知道金奶奶的大名叫呂轉改時,是在2010年2月第一次採訪她後才得知的,並且是問她孫子。村子裏像她這樣的老人,除了我的奶奶之外,我一個老人的大名都不知道。第一次去採訪她,心裏挺緊張的,因為之前從來沒有這麼長時間的和老人待在一起過,其實一開始也不清楚該怎樣進入她的生活。不過因為我是在這個村子出生並且長大,村裏的老人我都熟悉,接觸對我來說也不難。

金奶奶是我採訪中印象比較深的老人,也是村裏唯一一位戴着眼鏡的老人。記得小時候經常去她家,但我忘記了她當時是甚麼樣子。上學後,我就很少去她家,慢慢地到了高中和大學的時候,我見了她都不會喊她奶奶,每次在村裏見到她的時候,我記得經常會溜過去,現在想想卻想不出為甚麼要這麼做,好像是因為她戴着眼鏡,覺得怪怪的。

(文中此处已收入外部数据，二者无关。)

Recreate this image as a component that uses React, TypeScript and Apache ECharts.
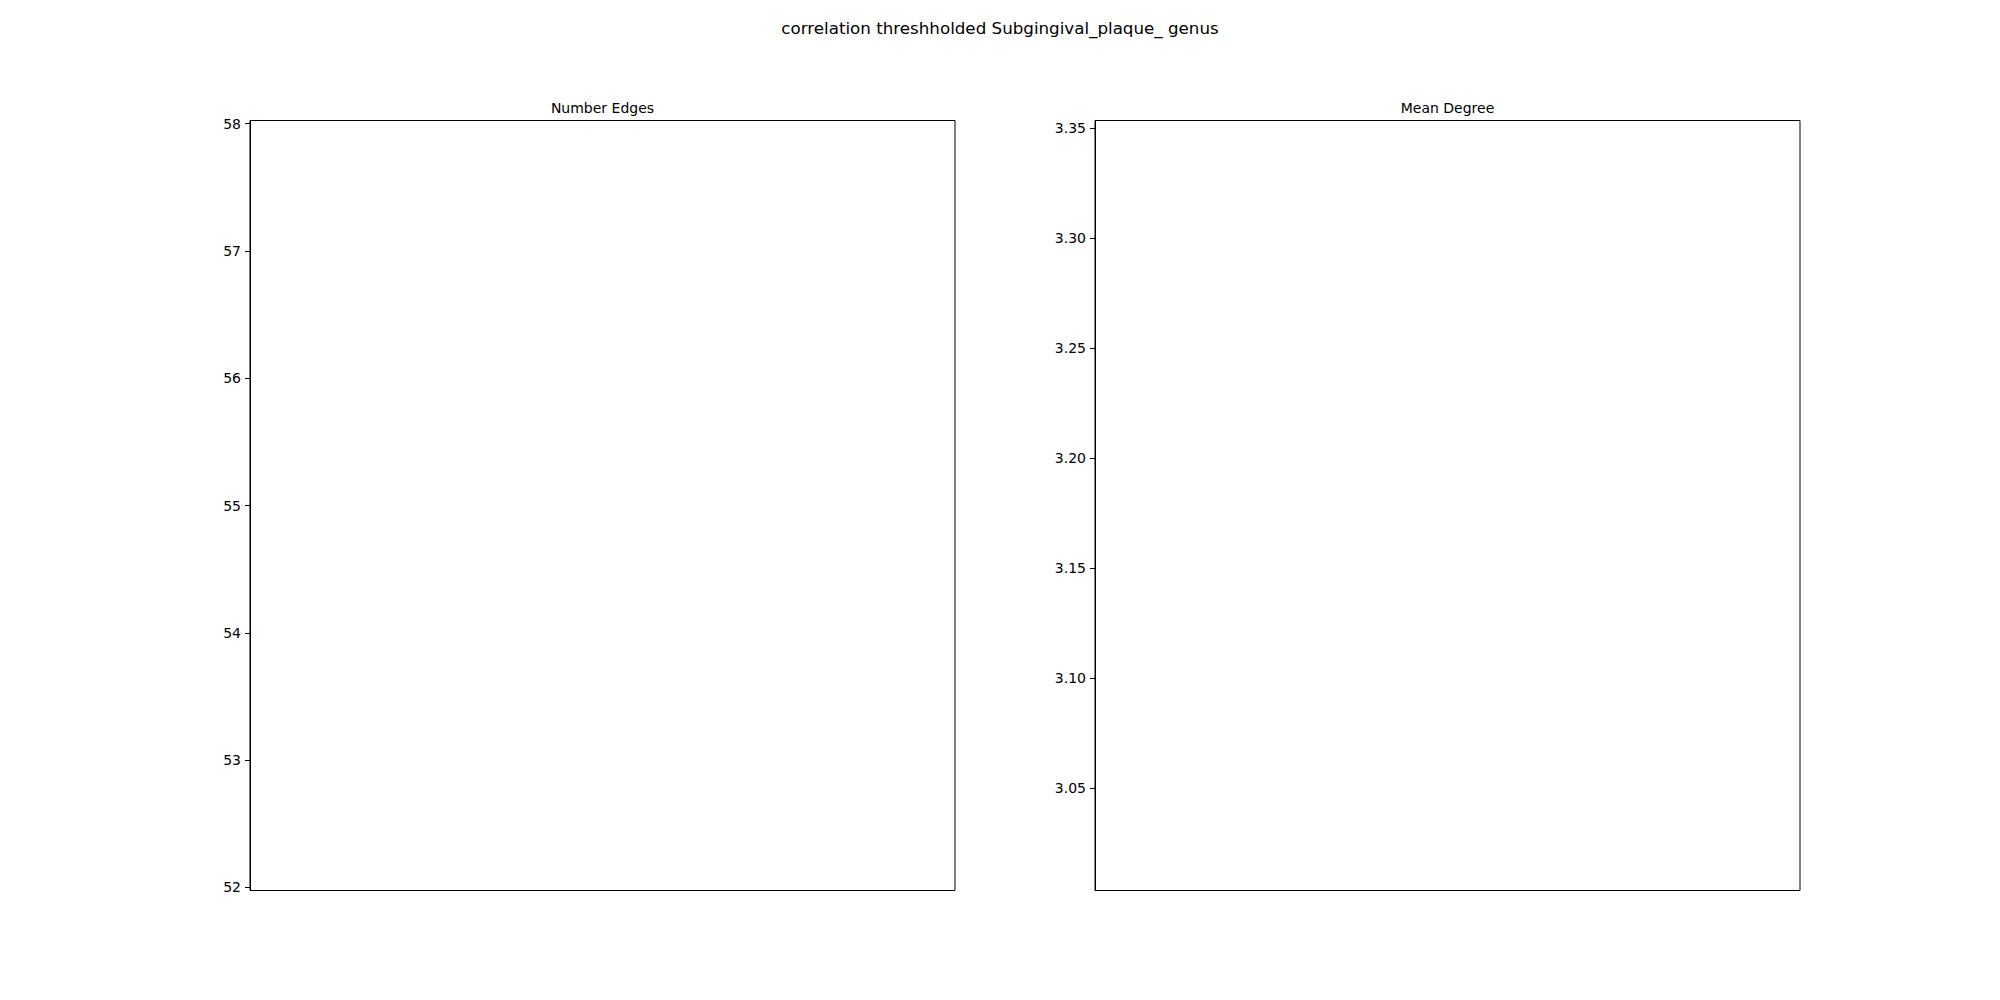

2010年初開始重新接觸金奶奶,當時就是為了去採訪她關於挨餓的事。還記得去她家的時候,她正躺在床上睡覺,我走進她的房間,把她吵醒了。她急忙帶上眼鏡看着我,像見了一個陌生人一樣。現在想想當時的行為,好像太冒犯老人,但正是因為那次的接觸,聽了金奶奶和我講的故事,我才開始再去關注她。

金奶奶是個小腳的老人,像她這樣的老人,在村裏也不多見。看着金奶奶的腳,小得可憐,好像沒有我的一半大。第一次去她家時,給她拍過一張照片,她坐在自己的家門口發呆,看到她瘦小的身軀和那兩隻咄咄逼人的小腳,我沒法感受她是怎麼走過這幾十年的。有一次我去她家,正好看到她在院子走着,兩隻小腳邁着小步子,慢慢地往前移動,沒辦法體會到她所承受的重量。採訪中她還對我說過,她去過別的村子要過飯,餓得走不動,我卻也想像不到她是怎麼走到別的村子的。

2011年過年我再次重返她家,再次和她待在一起,聽她講故事,最大的感受就是很踏實。